Whoever had a euro in his pocket at the end of the first decade of the 2000s could say at that time that he had the equivalent of little more than a dollar and a half. Today, with the same euro, that person would not be able to buy more than a dollar.
It is what is known in economics as an exchange rate of 1 to 1, very close to being achieved between the most powerful currencies in the world, which this Tuesday, July 12, closed with a gap that does not even reach a cent in favor of the euro. The currency shared by 19 countries has depreciated by more than 12% since the beginning of this year.
After having reached parity at some point during the day, the euro recovered its position and closed on Tuesday still above the dollar. The US currency today costs 1.00540 euros.
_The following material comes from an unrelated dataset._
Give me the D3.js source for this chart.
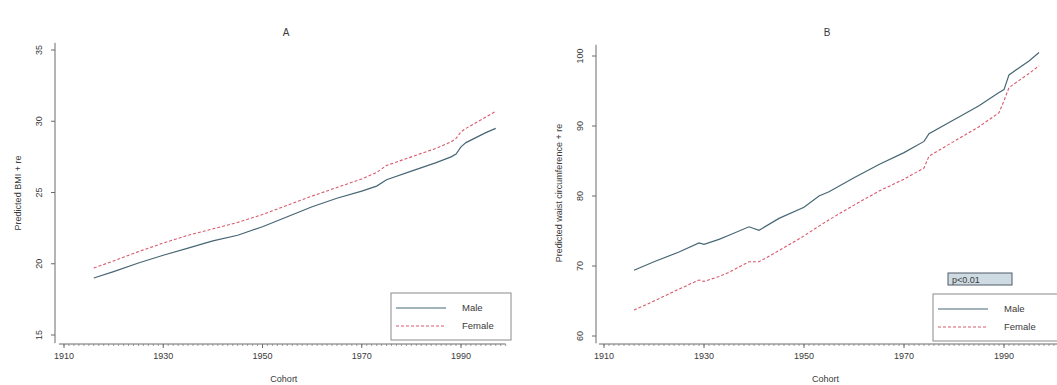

What factors have strengthened the dollar?
The fear of a recession has made the dollar consolidate as one of the safest assets -if not the safest-, since it is considered highly resilient in the face of economic crises.
The recent interest rate hikes by the Federal Reserve (Fed) that have strengthened the dollar and the energy concerns fueled by the war in Ukraine, which weigh more and more on the Eurozone, are fertile ground to reduce the gap between these two currencies. .
The euro, moreover, has remained under strong pressure from a possible energy supply shortage in the region and uncertainty about the rate hike campaign launched by the European Central Bank.
Although the euro’s weakness has largely been the dollar’s boost, the currency has also been supported by growth concerns elsewhere such as China, which is implementing strict zero-Covid policies to contain further outbreaks.